▶ _Problem to solve_: Print only the lines from the top of the data through the line with "const seriesData = [fiveYr, threeYr, oneYr];", both included, skipping every picture.

▶ _Records supplied_:
◆ ◆ ◆

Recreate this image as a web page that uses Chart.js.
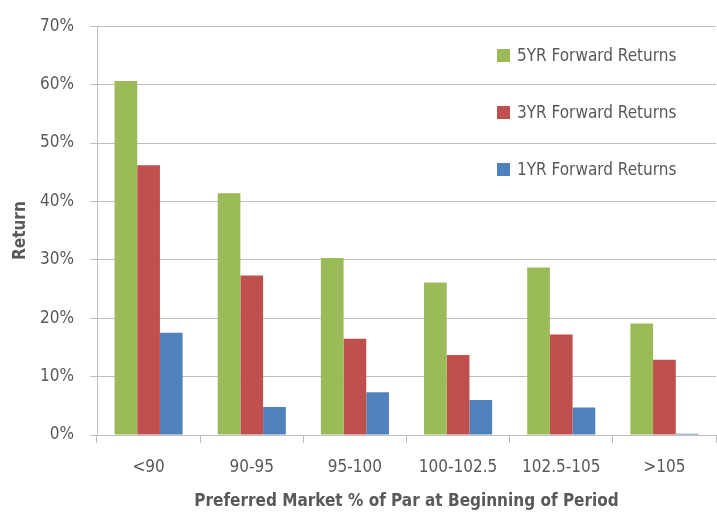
<!DOCTYPE html>
<html>
<head>
<meta charset="utf-8">
<script src="https://cdn.jsdelivr.net/npm/chart.js@4"></script>
<style>
  html, body { margin:0; padding:0; background:#fff; }
  #wrap { position:relative; width:717px; height:512px; }
  #legend { position:absolute; left:497px; top:44px; font-family:"Liberation Sans Narrow","DejaVu Sans Condensed",sans-serif; font-size:17px; color:#595959; }
  .item { display:flex; align-items:center; height:22px; margin-bottom:35px; }
  .sw { width:13px; height:13px; margin-right:7px; }
</style>
</head>
<body>
<div id="wrap">
<canvas id="c" width="717" height="512"></canvas>
<div id="legend"></div>
</div>
<script>
const categories = ["<90", "90-95", "95-100", "100-102.5", "102.5-105", ">105"];
const fiveYr  = [60.6, 41.4, 30.3, 26.1, 28.7, 19.1];
const threeYr = [46.2, 27.3, 16.5, 13.7, 17.2, 12.9];
const oneYr   = [17.5, 4.8, 7.3, 6.0, 4.7, 0.2];
const seriesNames = ["5YR Forward Returns", "3YR Forward Returns", "1YR Forward Returns"];
const colors = ["#9BBB59", "#C0504D", "#4F81BD"];
const yTicks = [0, 10, 20, 30, 40, 50, 60, 70];

const FONT = '"Liberation Sans Narrow","DejaVu Sans Condensed",sans-serif';
const seriesData = [fiveYr, threeYr, oneYr];

const chart = new Chart(document.getElementById('c'), {
  type: 'bar',
  data: {
    labels: categories,
    datasets: seriesData.map((d, i) => ({
      label: seriesNames[i],
      data: d,
      backgroundColor: colors[i],
      borderWidth: 0,
      categoryPercentage: 0.66,
      barPercentage: 1.0
    }))
  },
  options: {
    responsive: false,
    animation: false,
    layout: { padding: { top: 14, right: 1, left: 0, bottom: 0 } },
    plugins: { legend: { display: false }, tooltip: { enabled: false } },
    scales: {
      x: {
        grid: { drawOnChartArea: false, drawTicks: true, tickLength: 8, color: '#bfbfbf', offset: true },
        border: { color: '#bfbfbf', width: 1 },
        ticks: { color: '#595959', font: { family: FONT, size: 17 }, padding: 14, maxRotation: 0 },
        title: { display: true, text: 'Preferred Market % of Par at Beginning of Period', color: '#595959',
                 font: { family: FONT, size: 17, weight: 'bold' }, padding: { top: 0, bottom: 0 } },
        afterFit: (s) => { s.height = 77; }
      },
      y: {
        min: 0, max: 70,
        afterBuildTicks: (s) => { s.ticks = yTicks.map(v => ({ value: v })); },
        grid: { color: '#bfbfbf', tickLength: 7, drawTicks: true },
        border: { color: '#bfbfbf', width: 1 },
        ticks: { color: '#595959', font: { family: FONT, size: 17 }, padding: 16, callback: (v) => v + '%' },
        title: { display: true, text: 'Return', color: '#595959',
                 font: { family: FONT, size: 17, weight: 'bold' }, padding: { top: 10, bottom: 0 } },
        afterFit: (s) => { s.width = 97; }
      }
    }
  }
});

const lg = document.getElementById('legend');
seriesNames.forEach((n, i) => {
  const it = document.createElement('div');
  it.className = 'item';
  const sw = document.createElement('span');
  sw.className = 'sw';
  sw.style.background = colors[i];
  const t = document.createElement('span');
  t.textContent = n;
  it.appendChild(sw); it.appendChild(t);
  lg.appendChild(it);
});
</script>
</body>
</html>
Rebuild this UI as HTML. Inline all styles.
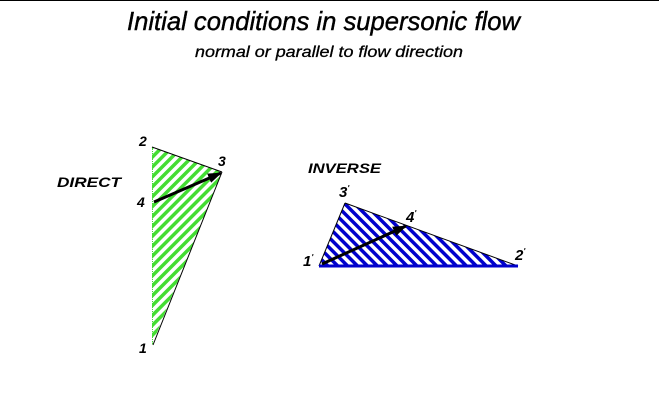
<!DOCTYPE html>
<html><head><style>body{margin:0;background:#fff}svg{display:block}</style></head><body>
<svg width="659" height="416" xmlns="http://www.w3.org/2000/svg" font-family="Liberation Sans, sans-serif" font-style="italic">
<defs>
<pattern id="g" patternUnits="userSpaceOnUse" width="7" height="7" patternTransform="rotate(45)">
<rect width="7" height="7" fill="#fff"/><rect width="3.5" height="7" fill="#44dd33"/></pattern>
<pattern id="b" patternUnits="userSpaceOnUse" width="7" height="7" patternTransform="rotate(-45)">
<rect width="7" height="7" fill="#fff"/><rect width="3.5" height="7" fill="#0000cc"/></pattern>
<marker id="a2" markerWidth="14" markerHeight="10" refX="13" refY="5" orient="auto" markerUnits="userSpaceOnUse"><path d="M0,0 L14,5 L0,10 z" fill="#000"/></marker>
</defs>
<line x1="0" y1="0.5" x2="659" y2="0.5" stroke="#000"/>
<text x="127" y="30" font-size="26" textLength="393" lengthAdjust="spacingAndGlyphs" stroke="#000" stroke-width="0.4">Initial conditions in supersonic flow</text>
<text x="195" y="57" font-size="16" textLength="268" lengthAdjust="spacingAndGlyphs" stroke="#000" stroke-width="0.3">normal or parallel to flow direction</text>

<polygon points="152,147 222,172 152,345" fill="url(#g)"/>
<line x1="152.5" y1="147" x2="152.5" y2="345" stroke="#44dd33" stroke-width="1" stroke-dasharray="1,1"/>
<line x1="152" y1="147" x2="222" y2="172" stroke="#000"/>
<line x1="222" y1="172" x2="153" y2="345" stroke="#000"/>
<line x1="154" y1="202" x2="221" y2="173" stroke="#000" stroke-width="3" marker-end="url(#a2)"/>
<g font-weight="bold">
<text x="57" y="187" font-size="14" textLength="64" lengthAdjust="spacingAndGlyphs">DIRECT</text>
<text x="139" y="146" font-size="14">2</text>
<text x="218" y="166" font-size="14">3</text>
<text x="137" y="207" font-size="14">4</text>
<text x="139" y="353" font-size="14">1</text>
</g>

<polygon points="319,266 345,203 518,266" fill="url(#b)"/>
<line x1="345" y1="203" x2="518" y2="266" stroke="#000"/>
<line x1="319" y1="266" x2="345" y2="203" stroke="#000"/>
<line x1="319" y1="266" x2="518" y2="266" stroke="#0000cc" stroke-width="3"/>
<line x1="322" y1="264" x2="406" y2="226" stroke="#000" stroke-width="3" marker-end="url(#a2)"/>
<g font-weight="bold">
<text x="308" y="173" font-size="14" textLength="73" lengthAdjust="spacingAndGlyphs">INVERSE</text>
<text x="339" y="197" font-size="15">3<tspan font-size="8" dy="-6">'</tspan></text>
<text x="406" y="222" font-size="15">4<tspan font-size="8" dy="-6">'</tspan></text>
<text x="303" y="266" font-size="15">1<tspan font-size="8" dy="-6">'</tspan></text>
<text x="515" y="260" font-size="15">2<tspan font-size="8" dy="-6">'</tspan></text>
</g>
</svg>
</body></html>
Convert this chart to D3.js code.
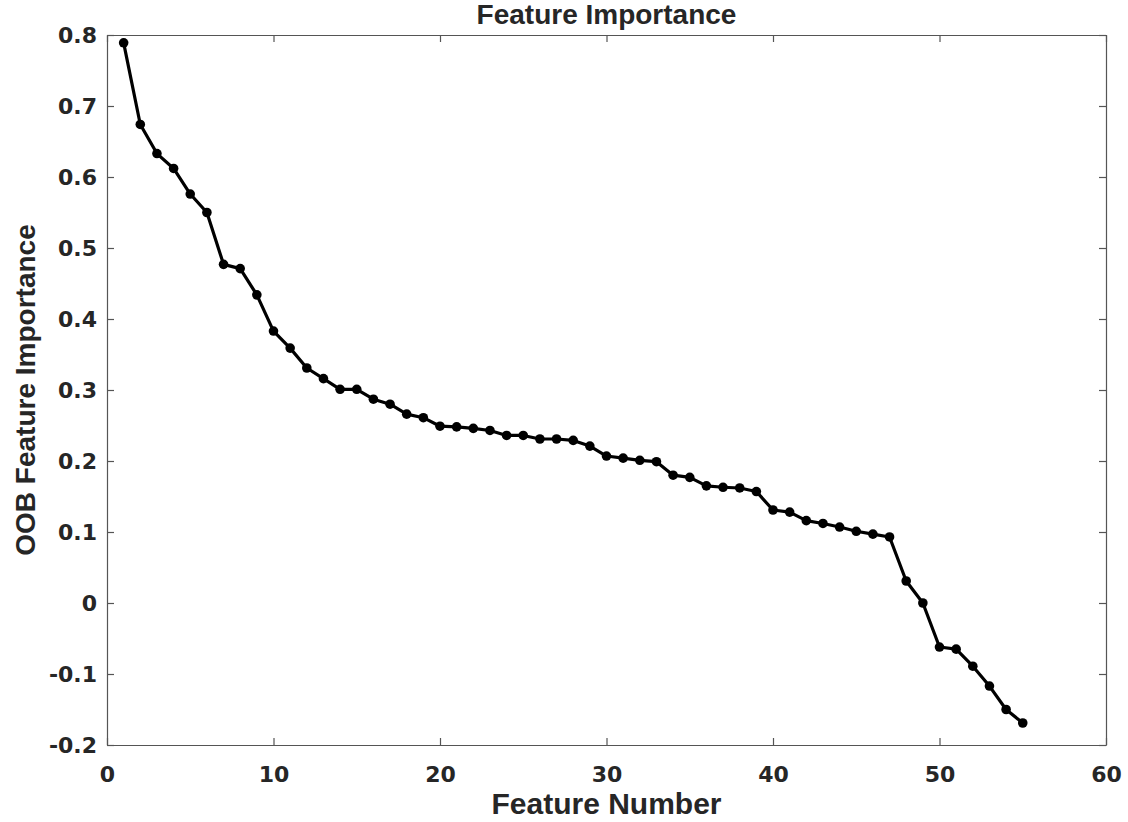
<!DOCTYPE html>
<html>
<head>
<meta charset="utf-8">
<script src="https://cdn.jsdelivr.net/npm/d3@7"></script>
<style>
  body { margin: 0; background: #fff; }
  .tick text { font-family: 'DejaVu Sans', sans-serif; font-weight: bold; font-size: 22px; fill: #262626; }
  .lbl { font-family: 'Liberation Sans', Arial, sans-serif; font-weight: bold; fill: #262626; }
</style>
</head>
<body>
<svg id="chart"></svg>
<script>
// feature numbers and their OOB importance
const featureNumbers = [1, 2, 3, 4, 5, 6, 7, 8, 9, 10, 11, 12, 13, 14, 15, 16, 17, 18, 19, 20,
  21, 22, 23, 24, 25, 26, 27, 28, 29, 30, 31, 32, 33, 34, 35, 36, 37, 38, 39, 40,
  41, 42, 43, 44, 45, 46, 47, 48, 49, 50, 51, 52, 53, 54, 55];
const importance = [0.789, 0.674, 0.633, 0.612, 0.576, 0.550, 0.477, 0.471, 0.434, 0.383,
  0.359, 0.331, 0.316, 0.301, 0.301, 0.287, 0.280, 0.266, 0.261, 0.249,
  0.248, 0.246, 0.243, 0.236, 0.236, 0.231, 0.231, 0.229, 0.221, 0.207,
  0.204, 0.201, 0.199, 0.180, 0.177, 0.165, 0.163, 0.162, 0.157, 0.131,
  0.128, 0.116, 0.112, 0.107, 0.101, 0.097, 0.093, 0.031, 0.000, -0.062,
  -0.065, -0.089, -0.117, -0.150, -0.169];

const xTicks = [0, 10, 20, 30, 40, 50, 60];
const yTicks = [-0.2, -0.1, 0, 0.1, 0.2, 0.3, 0.4, 0.5, 0.6, 0.7, 0.8];
const yTickLabels = ['-0.2', '-0.1', '0', '0.1', '0.2', '0.3', '0.4', '0.5', '0.6', '0.7', '0.8'];

// set the dimensions and margins of the graph
var margin = { top: 35, right: 22, bottom: 77, left: 107 },
  W = 1128, H = 822,
  width = W - margin.left - margin.right,
  height = H - margin.top - margin.bottom;

const svg = d3.select('#chart').attr('width', W).attr('height', H);
const g = svg.append('g').attr('transform', `translate(${margin.left},${margin.top})`);

const x = d3.scaleLinear().domain([0, 60]).range([0, width]);
const y = d3.scaleLinear().domain([-0.2, 0.8]).range([height, 0]);

// axes box, ticks pointing inward like MATLAB
function styleAxis(sel) {
  sel.select('.domain').attr('stroke', '#555').attr('stroke-width', 1.2);
  sel.selectAll('.tick line').attr('stroke', '#555').attr('stroke-width', 1.2);
}
g.append('g').attr('transform', `translate(0,${height})`)
  .call(d3.axisBottom(x).tickValues(xTicks).tickSizeInner(-7).tickSizeOuter(0).tickPadding(21))
  .call(styleAxis);
g.append('g')
  .call(d3.axisTop(x).tickValues(xTicks).tickSizeInner(-7).tickSizeOuter(0).tickFormat(''))
  .call(styleAxis);
g.append('g')
  .call(d3.axisLeft(y).tickValues(yTicks).tickSizeInner(-7).tickSizeOuter(0).tickPadding(10)
    .tickFormat((d, i) => yTickLabels[i]))
  .call(styleAxis);
g.append('g').attr('transform', `translate(${width},0)`)
  .call(d3.axisRight(y).tickValues(yTicks).tickSizeInner(-7).tickSizeOuter(0).tickFormat(''))
  .call(styleAxis);
g.selectAll('.tick text').attr('fill', '#262626');

const pts = featureNumbers.map((f, i) => ({ f: f, v: importance[i] }));

// line + markers
const line = d3.line().x(d => x(d.f)).y(d => y(d.v));
g.append('path').datum(pts)
  .attr('d', line)
  .attr('fill', 'none')
  .attr('stroke', '#000')
  .attr('stroke-width', 3.2)
  .attr('stroke-linejoin', 'round');

g.selectAll('circle').data(pts).enter().append('circle')
  .attr('cx', d => x(d.f))
  .attr('cy', d => y(d.v))
  .attr('r', 4.8)
  .attr('fill', '#000');

// labels
svg.append('text').attr('class', 'lbl').style('font-size', '28px')
  .attr('x', margin.left + width / 2).attr('y', 24)
  .attr('text-anchor', 'middle').text('Feature Importance');
svg.append('text').attr('class', 'lbl').style('font-size', '30px')
  .attr('x', margin.left + width / 2).attr('y', 814)
  .attr('text-anchor', 'middle').text('Feature Number');
svg.append('text').attr('class', 'lbl').style('font-size', '28px')
  .attr('transform', `translate(35,${margin.top + height / 2}) rotate(-90)`)
  .attr('text-anchor', 'middle').text('OOB Feature Importance');
</script>
</body>
</html>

◆ ◆ ◆

▶ _Response to this exercise_:
Recreate this image as a web page that uses Chart.js.
<!DOCTYPE html>
<html>
<head>
<meta charset="utf-8">
<script src="https://cdn.jsdelivr.net/npm/chart.js@4"></script>
<style>
  html, body { margin:0; padding:0; background:#fff; }
  #wrap { position:relative; width:717px; height:512px; }
  #legend { position:absolute; left:497px; top:44px; font-family:"Liberation Sans Narrow","DejaVu Sans Condensed",sans-serif; font-size:17px; color:#595959; }
  .item { display:flex; align-items:center; height:22px; margin-bottom:35px; }
  .sw { width:13px; height:13px; margin-right:7px; }
</style>
</head>
<body>
<div id="wrap">
<canvas id="c" width="717" height="512"></canvas>
<div id="legend"></div>
</div>
<script>
const categories = ["<90", "90-95", "95-100", "100-102.5", "102.5-105", ">105"];
const fiveYr  = [60.6, 41.4, 30.3, 26.1, 28.7, 19.1];
const threeYr = [46.2, 27.3, 16.5, 13.7, 17.2, 12.9];
const oneYr   = [17.5, 4.8, 7.3, 6.0, 4.7, 0.2];
const seriesNames = ["5YR Forward Returns", "3YR Forward Returns", "1YR Forward Returns"];
const colors = ["#9BBB59", "#C0504D", "#4F81BD"];
const yTicks = [0, 10, 20, 30, 40, 50, 60, 70];

const FONT = '"Liberation Sans Narrow","DejaVu Sans Condensed",sans-serif';
const seriesData = [fiveYr, threeYr, oneYr];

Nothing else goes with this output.